Your goal:
Retype the whole listing verbatim and keep the pictures out of it.

Supplied information:
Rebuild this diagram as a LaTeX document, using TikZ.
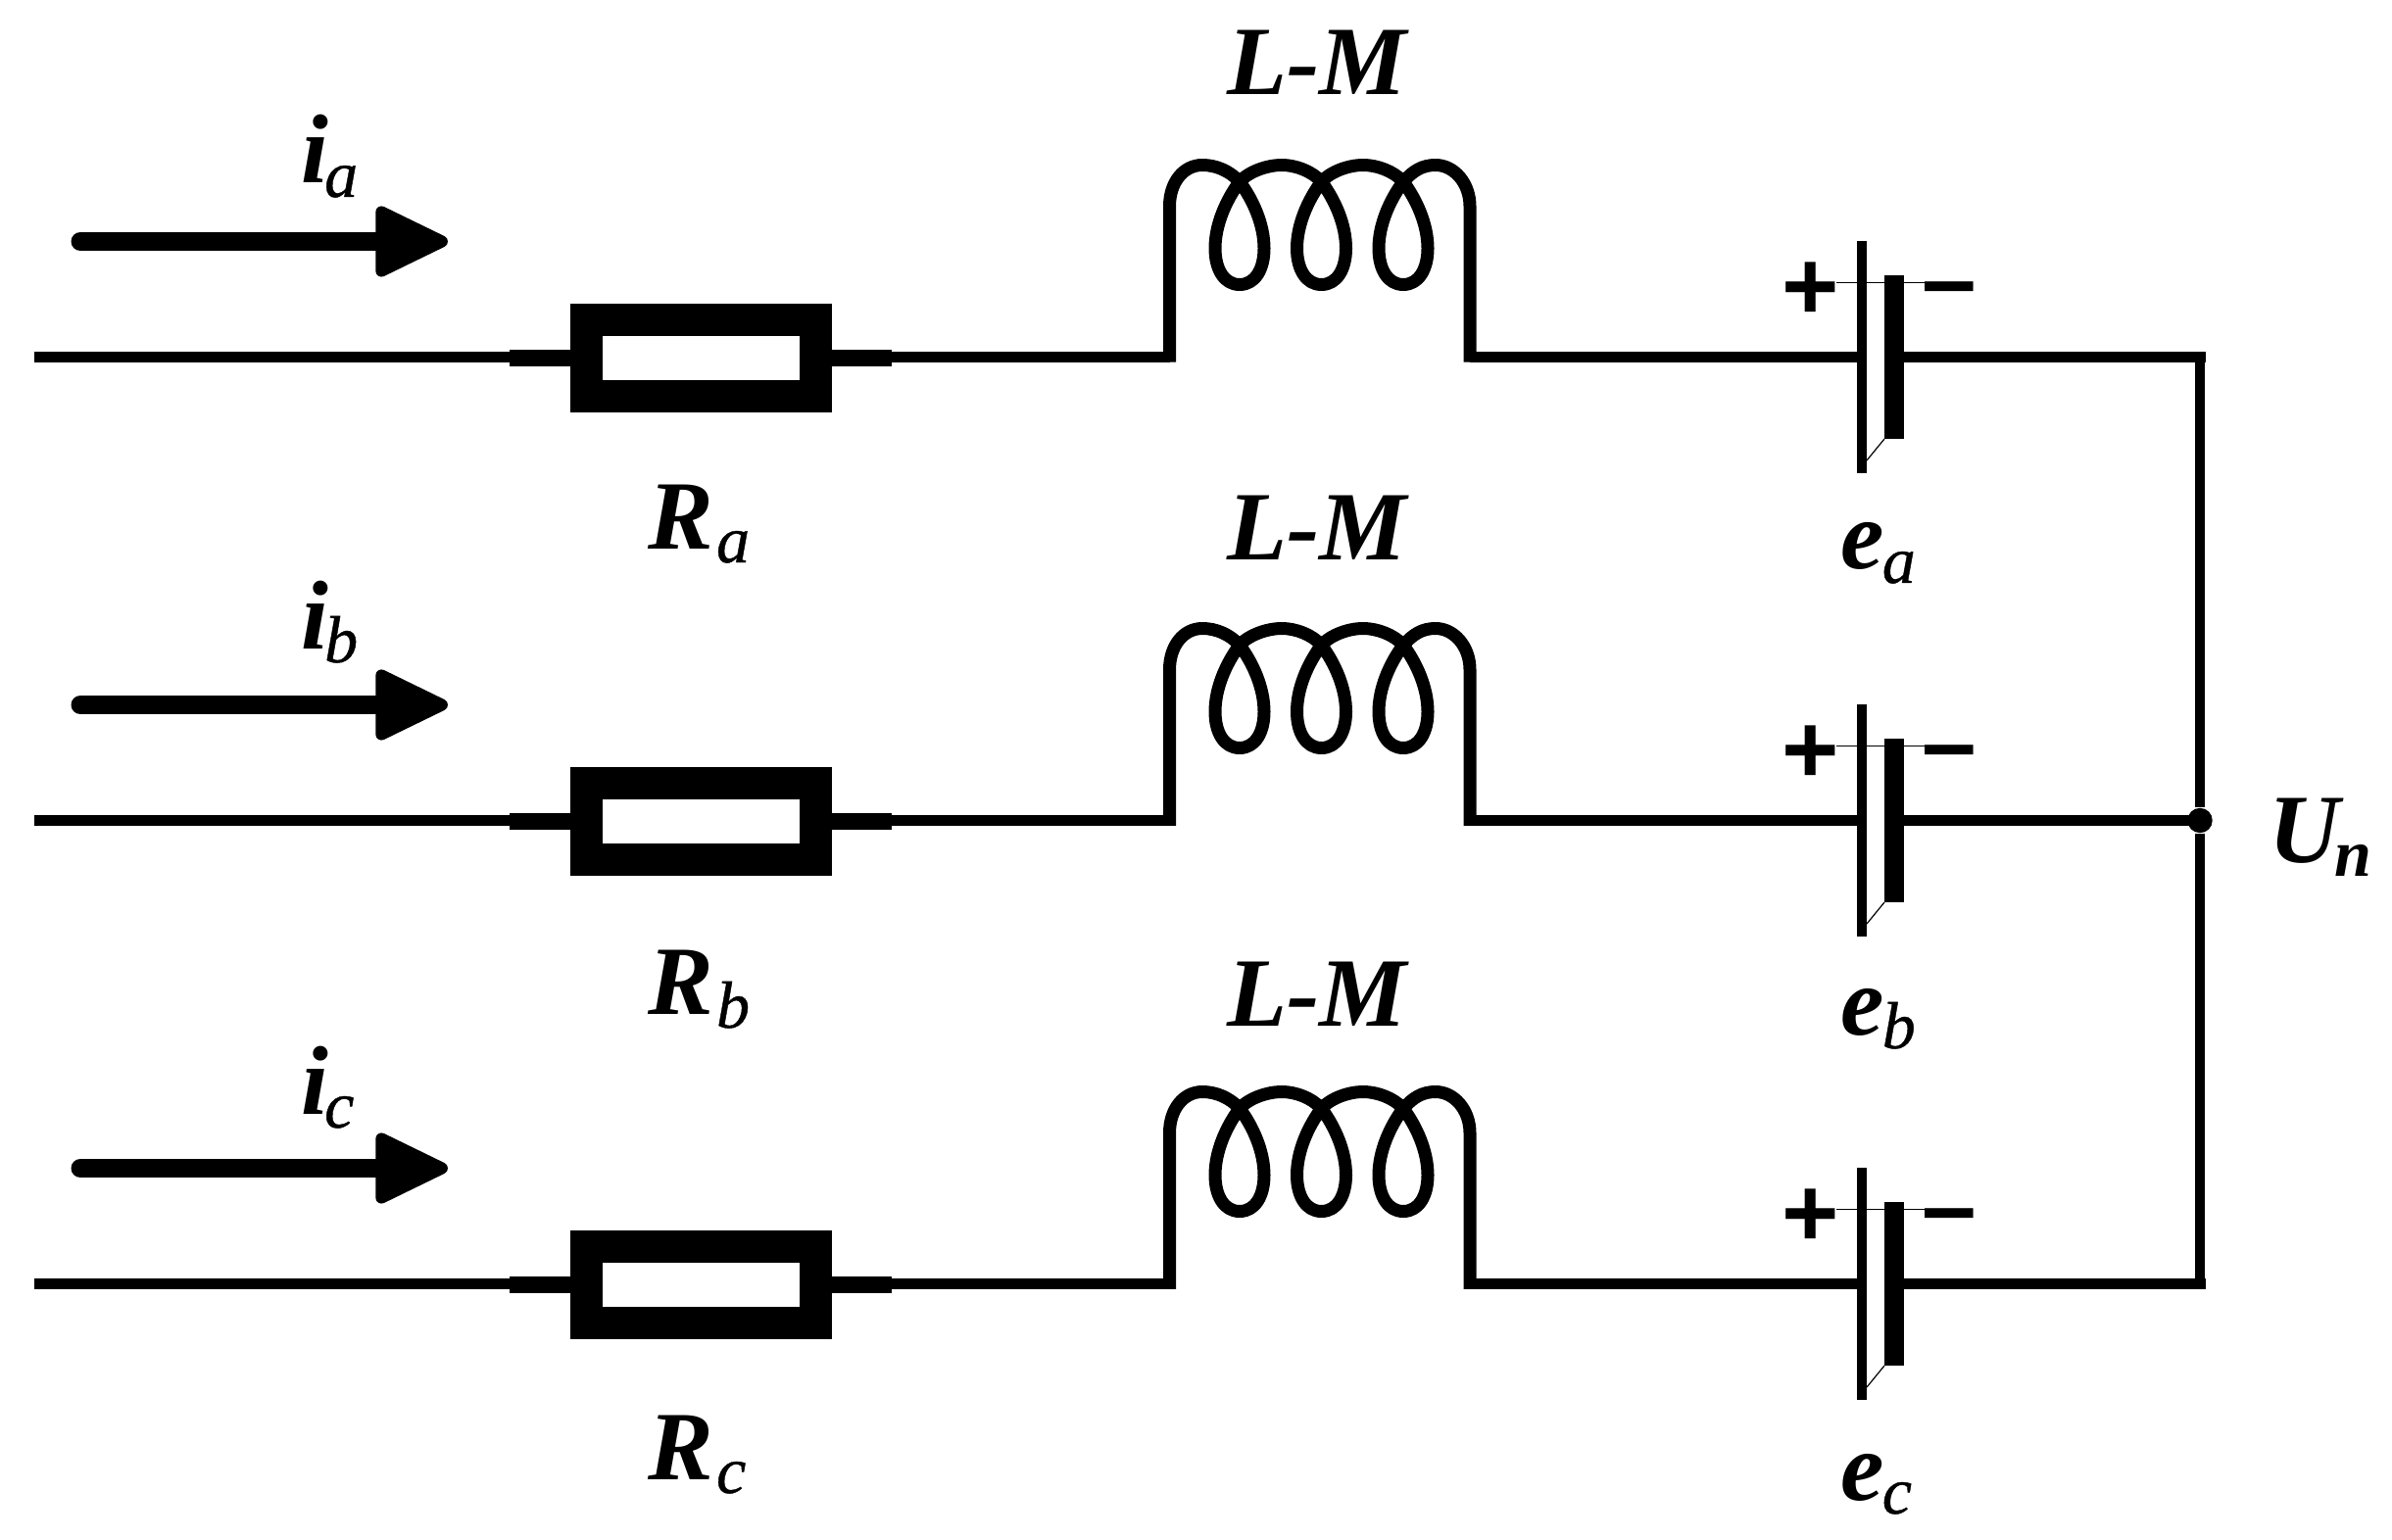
\documentclass[tikz,border=0pt]{standalone}
\usepackage{fontspec}
\setmainfont{Liberation Serif}
\newfontfamily\signfont{Liberation Sans}
\usetikzlibrary{arrows.meta}
\newcommand{\lab}[3]{{\bfseries\itshape #1}\kern#3pt\raisebox{-7pt}{\fontsize{34pt}{0}\selectfont\itshape\addfontfeature{FakeBold=.6}#2}}

\begin{document}
\begin{tikzpicture}[x=.5pt,y=-.5pt,font=\fontsize{50pt}{0}\selectfont,
    wire/.style={line width=5.25pt},
    stub/.style={line width=8.5pt},
    hair/.style={line width=.6pt},
    res/.style={draw,line width=16.5pt,minimum width=117pt,minimum height=39pt,inner sep=0pt},
    lbl/.style={anchor=base west,inner sep=0pt},
    sign/.style={anchor=base,inner sep=0pt,font=\fontsize{50pt}{0}\selectfont\signfont\bfseries},
    current/.style={line width=9.5pt,line cap=round,
        -{Triangle[length=41pt,width=38pt,line width=6pt,round]}},
    coil/.pic={
      \coordinate (-in) at (0,0);
      \coordinate (-out) at (306.5,0);
      \draw[line width=6.5pt,line join=round] (0,5.25) -- (0,-154) .. controls (0,-178) and (14,-196) .. (33.5,-196)
        foreach \t/\x/\m in {33.5/71.5/114.5,114.5/155/197.5,197.5/238.5/271.5}{
          .. controls (\t+14,-196) and (\x-10,-190) .. (\x,-179)
          .. controls (\x+14,-160) and (\x+25,-135) .. (\x+25,-111)
          .. controls (\x+25,-90) and (\x+16,-74) .. (\x,-74)
          .. controls (\x-16,-74) and (\x-25,-90) .. (\x-25,-111)
          .. controls (\x-25,-135) and (\x-14,-160) .. (\x,-179)
          .. controls (\x+10,-190) and (\m-14,-196) .. (\m,-196)}
        .. controls (290,-196) and (306.5,-178) .. (306.5,-154) -- (306.5,5.25);
    }]
  \useasboundingbox (0,0) rectangle (2441,1572);
  \foreach \n/\y/\k in {a/364.5/0,b/837.5/2,c/1310.5/4}{
    \coordinate (in\n) at (35,\y);
    \coordinate (sl\n) at (520,\y+1);
    \coordinate (sr\n) at (910,\y+1);
    \coordinate (wl\n) at (520,\y);
    \coordinate (wr\n) at (910,\y);
    \coordinate (cl\n) at (1900,\y);
    \coordinate (cr\n) at (1933,\y);
    \coordinate (end\n) at (2250.5,\y);
    \coordinate (ic\n) at (82,\y-118);
    \coordinate (id\n) at (457,\y-118);
    \node[res] (R\n) at (715,\y+1) {};
    \pic (L\n) at (1193.5,\y) {coil};
    \draw[wire] (in\n) -- (wl\n);
    \draw[stub] (sl\n) -- (R\n.west);
    \draw[stub] (R\n.east) -- (sr\n);
    \draw[wire] (wr\n) -- (L\n-in);
    \draw[wire] (L\n-out) -- (cl\n);
    \draw[wire] (cr\n) -- (end\n);
    \draw[line width=5pt] (1900,\y-118.5) -- (1900,\y+118.5);
    \draw[line width=10pt] (1933,\y-83.5) -- (1933,\y+83.5);
    \draw[hair] (1923,\y+83.5) -- (1905,\y+105.5);
    \node[sign] (p\n) at (1848,\y-38) {+};
    \node[sign] (m\n) at (1989.5,\y-45) {–};
    \draw[hair] (1874,\y-76) -- (1965,\y-76);
    \draw[current] (ic\n) -- (id\n);
    \node[lbl] (i\n) at (307,\y+\k-177.5) {\lab{i}{\n}{-2}};
    \node[lbl] (rl\n) at (661,\y+\k+195.5) {\lab{R}{\n}{1.5}};
    \node[lbl] (e\n) at (1878,\y+\k+216.5) {\lab{e}{\n}{-1}};
    \node[lbl,anchor=base] (lm\n) at (1345.5,\y+\k-267.5) {\textbf{\textit{L-M}}};
  }
  \coordinate (top) at (2245,359.5);
  \coordinate (bot) at (2245,1316);
  \node[circle,fill,inner sep=0pt,minimum size=12.7pt] (Un) at (2245,837.5) {};
  \draw[wire,line width=5pt] (top) -- (Un) -- (bot);
  \node[lbl] (Ut) at (2315,880) {{\bfseries\itshape U}\kern-2.5pt\raisebox{-7pt}{\fontsize{34pt}{0}\selectfont\bfseries\itshape n}};
\end{tikzpicture}
\end{document}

Exercise response:
Rebuild this diagram as a LaTeX document, using TikZ.
\documentclass[tikz,border=0pt]{standalone}
\usepackage{fontspec}
\setmainfont{Liberation Serif}
\newfontfamily\signfont{Liberation Sans}
\usetikzlibrary{arrows.meta}
\newcommand{\lab}[3]{{\bfseries\itshape #1}\kern#3pt\raisebox{-7pt}{\fontsize{34pt}{0}\selectfont\itshape\addfontfeature{FakeBold=.6}#2}}

\begin{document}
\begin{tikzpicture}[x=.5pt,y=-.5pt,font=\fontsize{50pt}{0}\selectfont,
    wire/.style={line width=5.25pt},
    stub/.style={line width=8.5pt},
    hair/.style={line width=.6pt},
    res/.style={draw,line width=16.5pt,minimum width=117pt,minimum height=39pt,inner sep=0pt},
    lbl/.style={anchor=base west,inner sep=0pt},
    sign/.style={anchor=base,inner sep=0pt,font=\fontsize{50pt}{0}\selectfont\signfont\bfseries},
    current/.style={line width=9.5pt,line cap=round,
        -{Triangle[length=41pt,width=38pt,line width=6pt,round]}},
    coil/.pic={
      \coordinate (-in) at (0,0);
      \coordinate (-out) at (306.5,0);
      \draw[line width=6.5pt,line join=round] (0,5.25) -- (0,-154) .. controls (0,-178) and (14,-196) .. (33.5,-196)
        foreach \t/\x/\m in {33.5/71.5/114.5,114.5/155/197.5,197.5/238.5/271.5}{
          .. controls (\t+14,-196) and (\x-10,-190) .. (\x,-179)
          .. controls (\x+14,-160) and (\x+25,-135) .. (\x+25,-111)
          .. controls (\x+25,-90) and (\x+16,-74) .. (\x,-74)
          .. controls (\x-16,-74) and (\x-25,-90) .. (\x-25,-111)
          .. controls (\x-25,-135) and (\x-14,-160) .. (\x,-179)
          .. controls (\x+10,-190) and (\m-14,-196) .. (\m,-196)}
        .. controls (290,-196) and (306.5,-178) .. (306.5,-154) -- (306.5,5.25);
    }]
  \useasboundingbox (0,0) rectangle (2441,1572);
  \foreach \n/\y/\k in {a/364.5/0,b/837.5/2,c/1310.5/4}{
    \coordinate (in\n) at (35,\y);
    \coordinate (sl\n) at (520,\y+1);
    \coordinate (sr\n) at (910,\y+1);
    \coordinate (wl\n) at (520,\y);
    \coordinate (wr\n) at (910,\y);
    \coordinate (cl\n) at (1900,\y);
    \coordinate (cr\n) at (1933,\y);
    \coordinate (end\n) at (2250.5,\y);
    \coordinate (ic\n) at (82,\y-118);
    \coordinate (id\n) at (457,\y-118);
    \node[res] (R\n) at (715,\y+1) {};
    \pic (L\n) at (1193.5,\y) {coil};
    \draw[wire] (in\n) -- (wl\n);
    \draw[stub] (sl\n) -- (R\n.west);
    \draw[stub] (R\n.east) -- (sr\n);
    \draw[wire] (wr\n) -- (L\n-in);
    \draw[wire] (L\n-out) -- (cl\n);
    \draw[wire] (cr\n) -- (end\n);
    \draw[line width=5pt] (1900,\y-118.5) -- (1900,\y+118.5);
    \draw[line width=10pt] (1933,\y-83.5) -- (1933,\y+83.5);
    \draw[hair] (1923,\y+83.5) -- (1905,\y+105.5);
    \node[sign] (p\n) at (1848,\y-38) {+};
    \node[sign] (m\n) at (1989.5,\y-45) {–};
    \draw[hair] (1874,\y-76) -- (1965,\y-76);
    \draw[current] (ic\n) -- (id\n);
    \node[lbl] (i\n) at (307,\y+\k-177.5) {\lab{i}{\n}{-2}};
    \node[lbl] (rl\n) at (661,\y+\k+195.5) {\lab{R}{\n}{1.5}};
    \node[lbl] (e\n) at (1878,\y+\k+216.5) {\lab{e}{\n}{-1}};
    \node[lbl,anchor=base] (lm\n) at (1345.5,\y+\k-267.5) {\textbf{\textit{L-M}}};
  }
  \coordinate (top) at (2245,359.5);
  \coordinate (bot) at (2245,1316);
  \node[circle,fill,inner sep=0pt,minimum size=12.7pt] (Un) at (2245,837.5) {};
  \draw[wire,line width=5pt] (top) -- (Un) -- (bot);
  \node[lbl] (Ut) at (2315,880) {{\bfseries\itshape U}\kern-2.5pt\raisebox{-7pt}{\fontsize{34pt}{0}\selectfont\bfseries\itshape n}};
\end{tikzpicture}
\end{document}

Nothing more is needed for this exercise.